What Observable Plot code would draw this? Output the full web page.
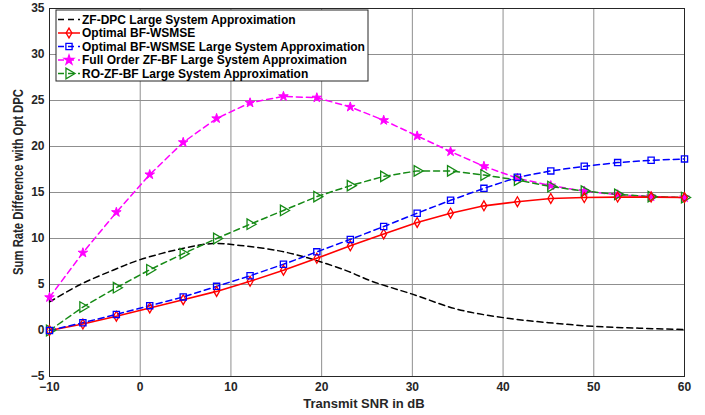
<!DOCTYPE html>
<html>
<head>
<meta charset="utf-8">
<script src="https://cdn.jsdelivr.net/npm/d3@7"></script>
<script src="https://cdn.jsdelivr.net/npm/@observablehq/plot@0.6"></script>
<style>
  html, body { margin: 0; padding: 0; background: #fff; }
</style>
</head>
<body>
<div id="chart"></div>
<script>
// Transmit SNR (dB) at marker positions
const snr = [-10, -6.32, -2.63, 1.05, 4.74, 8.42, 12.11, 15.79, 19.47, 23.16, 26.84, 30.53, 34.21, 37.89, 41.58, 45.26, 48.95, 52.63, 56.32, 60];
// Optimal BF-WSMSE
const optBF = [0, 0.7, 1.55, 2.45, 3.35, 4.25, 5.35, 6.55, 7.85, 9.2, 10.5, 11.75, 12.75, 13.55, 14.0, 14.35, 14.45, 14.5, 14.5, 14.45];
// Optimal BF-WSMSE Large System Approximation
const optBFLarge = [0, 0.85, 1.75, 2.7, 3.65, 4.8, 5.95, 7.2, 8.55, 9.9, 11.3, 12.75, 14.15, 15.45, 16.65, 17.35, 17.85, 18.25, 18.5, 18.65];
// Full Order ZF-BF Large System Approximation
const fullZF = [3.6, 8.45, 12.85, 16.95, 20.45, 23.05, 24.75, 25.45, 25.3, 24.3, 22.85, 21.15, 19.45, 17.85, 16.55, 15.75, 15.15, 14.75, 14.55, 14.45];
// RO-ZF-BF Large System Approximation
const roZF = [0, 2.55, 4.65, 6.6, 8.35, 10.0, 11.55, 13.05, 14.55, 15.75, 16.75, 17.35, 17.35, 16.9, 16.35, 15.65, 15.15, 14.8, 14.55, 14.45];
// ZF-DPC Large System Approximation (no markers)
const dpcX = [-10, -6.6, -3, 0, 4.8, 8, 11, 15.6, 19.3, 23, 25.4, 30, 35, 40, 45, 50, 55, 60];
const dpcY = [3.1, 5.0, 6.55, 7.7, 8.95, 9.45, 9.25, 8.6, 7.65, 6.4, 5.4, 3.95, 2.3, 1.4, 0.85, 0.45, 0.25, 0.1];

const xTicks = [-10, 0, 10, 20, 30, 40, 50, 60];
const yTicks = [-5, 0, 5, 10, 15, 20, 25, 30, 35];

const xLabel = "Transmit SNR in dB";
const yLabel = "Sum Rate Difference with Opt DPC";

const seriesNames = [
  "ZF-DPC Large System Approximation",
  "Optimal BF-WSMSE",
  "Optimal BF-WSMSE Large System Approximation",
  "Full Order ZF-BF Large System Approximation",
  "RO-ZF-BF Large System Approximation"
];

const mk = (ys) => snr.map((x, i) => ({x, y: ys[i]}));
const dRed = mk(optBF), dBlue = mk(optBFLarge), dMag = mk(fullZF), dGreen = mk(roZF);
const dBlack = dpcX.map((x, i) => ({x, y: dpcY[i]}));

const RED = "#ff0000", BLUE = "#0000ff", MAG = "#ff00ff", GREEN = "#158a15", BLACK = "#000000";
const DASH = "6,4";
const FONT = "'Liberation Sans', Arial, sans-serif";

const chart = Plot.plot({
  width: 705,
  height: 415,
  marginLeft: 49,
  marginRight: 21,
  marginTop: 8,
  marginBottom: 39,
  style: {fontFamily: FONT, fontSize: "12px", fontWeight: "bold", color: "#262626", background: "#fff"},
  x: {domain: [-10, 60]},
  y: {domain: [-5, 35]},
  marks: [
    Plot.ruleX(xTicks, {stroke: "#8f8f8f", strokeWidth: 1}),
    Plot.ruleY(yTicks, {stroke: "#8f8f8f", strokeWidth: 1}),
    Plot.frame({stroke: "#262626", strokeWidth: 1}),
    Plot.axisX({ticks: xTicks, tickSize: 0, tickPadding: 6, label: null}),
    Plot.axisY({ticks: yTicks, tickSize: 0, tickPadding: 5, label: null}),
    Plot.line(dBlack, {x: "x", y: "y", stroke: BLACK, strokeWidth: 1.5, strokeDasharray: DASH, curve: "catmull-rom"}),
    Plot.line(dMag, {x: "x", y: "y", stroke: MAG, strokeWidth: 1.5, strokeDasharray: DASH}),
    Plot.line(dGreen, {x: "x", y: "y", stroke: GREEN, strokeWidth: 1.5, strokeDasharray: DASH}),
    Plot.line(dRed, {x: "x", y: "y", stroke: RED, strokeWidth: 1.6}),
    Plot.line(dBlue, {x: "x", y: "y", stroke: BLUE, strokeWidth: 1.5, strokeDasharray: DASH}),
    Plot.dot(dMag, {x: "x", y: "y", symbol: "star", r: 3, fill: MAG, stroke: MAG, strokeWidth: 1}),
    Plot.dot(dGreen, {x: "x", y: "y", symbol: "triangle", r: 3.9, rotate: 90, fill: "none", stroke: GREEN, strokeWidth: 1.3}),
    Plot.dot(dRed, {x: "x", y: "y", symbol: "diamond", r: 3, fill: "none", stroke: RED, strokeWidth: 1.3}),
    Plot.dot(dBlue, {x: "x", y: "y", symbol: "square", r: 3.5, fill: "none", stroke: BLUE, strokeWidth: 1.3})
  ]
});

const svg = d3.select(chart);

// Axis titles
svg.append("text")
  .attr("x", 364).attr("y", 403).attr("dy", "0.35em")
  .attr("text-anchor", "middle")
  .attr("font-family", FONT).attr("font-weight", "bold").attr("font-size", "13px")
  .attr("fill", "#262626").text(xLabel);
svg.append("text")
  .attr("transform", "translate(18,182) rotate(-90)")
  .attr("dy", "0.35em")
  .attr("text-anchor", "middle")
  .attr("font-family", FONT).attr("font-weight", "bold").attr("font-size", "14.5px")
  .attr("textLength", 186).attr("lengthAdjust", "spacingAndGlyphs")
  .attr("fill", "#262626").text(yLabel);

// Legend box (inside the plot area, top-left)
const lg = svg.append("g")
  .attr("font-family", FONT)
  .attr("font-weight", "bold")
  .attr("font-size", "12px")
  .attr("text-anchor", "start");
lg.append("rect").attr("x", 56).attr("y", 10).attr("width", 312).attr("height", 71)
  .attr("fill", "#fff").attr("stroke", "#262626").attr("stroke-width", 1);
const legendStyles = [
  {color: BLACK, dash: DASH, sym: null},
  {color: RED, dash: null, sym: d3.symbolDiamond, size: Math.PI * 9, fill: "none"},
  {color: BLUE, dash: DASH, sym: d3.symbolSquare, size: Math.PI * 12.25, fill: "none"},
  {color: MAG, dash: DASH, sym: d3.symbolStar, size: Math.PI * 9, fill: MAG},
  {color: GREEN, dash: DASH, sym: d3.symbolTriangle, size: Math.PI * 15.2, fill: "none", rot: 90}
];
seriesNames.forEach((name, i) => {
  const s = legendStyles[i];
  const cy = 19.5 + i * 13.5;
  lg.append("line").attr("x1", 58).attr("x2", 80).attr("y1", cy).attr("y2", cy)
    .attr("stroke", s.color).attr("stroke-width", 1.5)
    .attr("stroke-dasharray", s.dash);
  if (s.sym) {
    lg.append("path").attr("d", d3.symbol(s.sym, s.size)())
      .attr("transform", `translate(69,${cy})` + (s.rot ? ` rotate(${s.rot})` : ""))
      .attr("fill", s.fill).attr("stroke", s.color).attr("stroke-width", 1.3);
  }
  lg.append("text").attr("x", 82).attr("y", cy).attr("dy", "0.35em")
    .attr("text-anchor", "start")
    .attr("fill", "#000").text(name);
});

document.getElementById("chart").appendChild(chart);
</script>
</body>
</html>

_Exercise instructions_
Return the material word for word. Pictures are not part of the copy.

_Task response_
What Observable Plot code would draw this? Output the full web page.
<!DOCTYPE html>
<html>
<head>
<meta charset="utf-8">
<script src="https://cdn.jsdelivr.net/npm/d3@7"></script>
<script src="https://cdn.jsdelivr.net/npm/@observablehq/plot@0.6"></script>
<style>
  html, body { margin: 0; padding: 0; background: #fff; }
</style>
</head>
<body>
<div id="chart"></div>
<script>
// Transmit SNR (dB) at marker positions
const snr = [-10, -6.32, -2.63, 1.05, 4.74, 8.42, 12.11, 15.79, 19.47, 23.16, 26.84, 30.53, 34.21, 37.89, 41.58, 45.26, 48.95, 52.63, 56.32, 60];
// Optimal BF-WSMSE
const optBF = [0, 0.7, 1.55, 2.45, 3.35, 4.25, 5.35, 6.55, 7.85, 9.2, 10.5, 11.75, 12.75, 13.55, 14.0, 14.35, 14.45, 14.5, 14.5, 14.45];
// Optimal BF-WSMSE Large System Approximation
const optBFLarge = [0, 0.85, 1.75, 2.7, 3.65, 4.8, 5.95, 7.2, 8.55, 9.9, 11.3, 12.75, 14.15, 15.45, 16.65, 17.35, 17.85, 18.25, 18.5, 18.65];
// Full Order ZF-BF Large System Approximation
const fullZF = [3.6, 8.45, 12.85, 16.95, 20.45, 23.05, 24.75, 25.45, 25.3, 24.3, 22.85, 21.15, 19.45, 17.85, 16.55, 15.75, 15.15, 14.75, 14.55, 14.45];
// RO-ZF-BF Large System Approximation
const roZF = [0, 2.55, 4.65, 6.6, 8.35, 10.0, 11.55, 13.05, 14.55, 15.75, 16.75, 17.35, 17.35, 16.9, 16.35, 15.65, 15.15, 14.8, 14.55, 14.45];
// ZF-DPC Large System Approximation (no markers)
const dpcX = [-10, -6.6, -3, 0, 4.8, 8, 11, 15.6, 19.3, 23, 25.4, 30, 35, 40, 45, 50, 55, 60];
const dpcY = [3.1, 5.0, 6.55, 7.7, 8.95, 9.45, 9.25, 8.6, 7.65, 6.4, 5.4, 3.95, 2.3, 1.4, 0.85, 0.45, 0.25, 0.1];

const xTicks = [-10, 0, 10, 20, 30, 40, 50, 60];
const yTicks = [-5, 0, 5, 10, 15, 20, 25, 30, 35];

const xLabel = "Transmit SNR in dB";
const yLabel = "Sum Rate Difference with Opt DPC";

const seriesNames = [
  "ZF-DPC Large System Approximation",
  "Optimal BF-WSMSE",
  "Optimal BF-WSMSE Large System Approximation",
  "Full Order ZF-BF Large System Approximation",
  "RO-ZF-BF Large System Approximation"
];

const mk = (ys) => snr.map((x, i) => ({x, y: ys[i]}));
const dRed = mk(optBF), dBlue = mk(optBFLarge), dMag = mk(fullZF), dGreen = mk(roZF);
const dBlack = dpcX.map((x, i) => ({x, y: dpcY[i]}));

const RED = "#ff0000", BLUE = "#0000ff", MAG = "#ff00ff", GREEN = "#158a15", BLACK = "#000000";
const DASH = "6,4";
const FONT = "'Liberation Sans', Arial, sans-serif";

const chart = Plot.plot({
  width: 705,
  height: 415,
  marginLeft: 49,
  marginRight: 21,
  marginTop: 8,
  marginBottom: 39,
  style: {fontFamily: FONT, fontSize: "12px", fontWeight: "bold", color: "#262626", background: "#fff"},
  x: {domain: [-10, 60]},
  y: {domain: [-5, 35]},
  marks: [
    Plot.ruleX(xTicks, {stroke: "#8f8f8f", strokeWidth: 1}),
    Plot.ruleY(yTicks, {stroke: "#8f8f8f", strokeWidth: 1}),
    Plot.frame({stroke: "#262626", strokeWidth: 1}),
    Plot.axisX({ticks: xTicks, tickSize: 0, tickPadding: 6, label: null}),
    Plot.axisY({ticks: yTicks, tickSize: 0, tickPadding: 5, label: null}),
    Plot.line(dBlack, {x: "x", y: "y", stroke: BLACK, strokeWidth: 1.5, strokeDasharray: DASH, curve: "catmull-rom"}),
    Plot.line(dMag, {x: "x", y: "y", stroke: MAG, strokeWidth: 1.5, strokeDasharray: DASH}),
    Plot.line(dGreen, {x: "x", y: "y", stroke: GREEN, strokeWidth: 1.5, strokeDasharray: DASH}),
    Plot.line(dRed, {x: "x", y: "y", stroke: RED, strokeWidth: 1.6}),
    Plot.line(dBlue, {x: "x", y: "y", stroke: BLUE, strokeWidth: 1.5, strokeDasharray: DASH}),
    Plot.dot(dMag, {x: "x", y: "y", symbol: "star", r: 3, fill: MAG, stroke: MAG, strokeWidth: 1}),
    Plot.dot(dGreen, {x: "x", y: "y", symbol: "triangle", r: 3.9, rotate: 90, fill: "none", stroke: GREEN, strokeWidth: 1.3}),
    Plot.dot(dRed, {x: "x", y: "y", symbol: "diamond", r: 3, fill: "none", stroke: RED, strokeWidth: 1.3}),
    Plot.dot(dBlue, {x: "x", y: "y", symbol: "square", r: 3.5, fill: "none", stroke: BLUE, strokeWidth: 1.3})
  ]
});

const svg = d3.select(chart);

// Axis titles
svg.append("text")
  .attr("x", 364).attr("y", 403).attr("dy", "0.35em")
  .attr("text-anchor", "middle")
  .attr("font-family", FONT).attr("font-weight", "bold").attr("font-size", "13px")
  .attr("fill", "#262626").text(xLabel);
svg.append("text")
  .attr("transform", "translate(18,182) rotate(-90)")
  .attr("dy", "0.35em")
  .attr("text-anchor", "middle")
  .attr("font-family", FONT).attr("font-weight", "bold").attr("font-size", "14.5px")
  .attr("textLength", 186).attr("lengthAdjust", "spacingAndGlyphs")
  .attr("fill", "#262626").text(yLabel);

// Legend box (inside the plot area, top-left)
const lg = svg.append("g")
  .attr("font-family", FONT)
  .attr("font-weight", "bold")
  .attr("font-size", "12px")
  .attr("text-anchor", "start");
lg.append("rect").attr("x", 56).attr("y", 10).attr("width", 312).attr("height", 71)
  .attr("fill", "#fff").attr("stroke", "#262626").attr("stroke-width", 1);
const legendStyles = [
  {color: BLACK, dash: DASH, sym: null},
  {color: RED, dash: null, sym: d3.symbolDiamond, size: Math.PI * 9, fill: "none"},
  {color: BLUE, dash: DASH, sym: d3.symbolSquare, size: Math.PI * 12.25, fill: "none"},
  {color: MAG, dash: DASH, sym: d3.symbolStar, size: Math.PI * 9, fill: MAG},
  {color: GREEN, dash: DASH, sym: d3.symbolTriangle, size: Math.PI * 15.2, fill: "none", rot: 90}
];
seriesNames.forEach((name, i) => {
  const s = legendStyles[i];
  const cy = 19.5 + i * 13.5;
  lg.append("line").attr("x1", 58).attr("x2", 80).attr("y1", cy).attr("y2", cy)
    .attr("stroke", s.color).attr("stroke-width", 1.5)
    .attr("stroke-dasharray", s.dash);
  if (s.sym) {
    lg.append("path").attr("d", d3.symbol(s.sym, s.size)())
      .attr("transform", `translate(69,${cy})` + (s.rot ? ` rotate(${s.rot})` : ""))
      .attr("fill", s.fill).attr("stroke", s.color).attr("stroke-width", 1.3);
  }
  lg.append("text").attr("x", 82).attr("y", cy).attr("dy", "0.35em")
    .attr("text-anchor", "start")
    .attr("fill", "#000").text(name);
});

document.getElementById("chart").appendChild(chart);
</script>
</body>
</html>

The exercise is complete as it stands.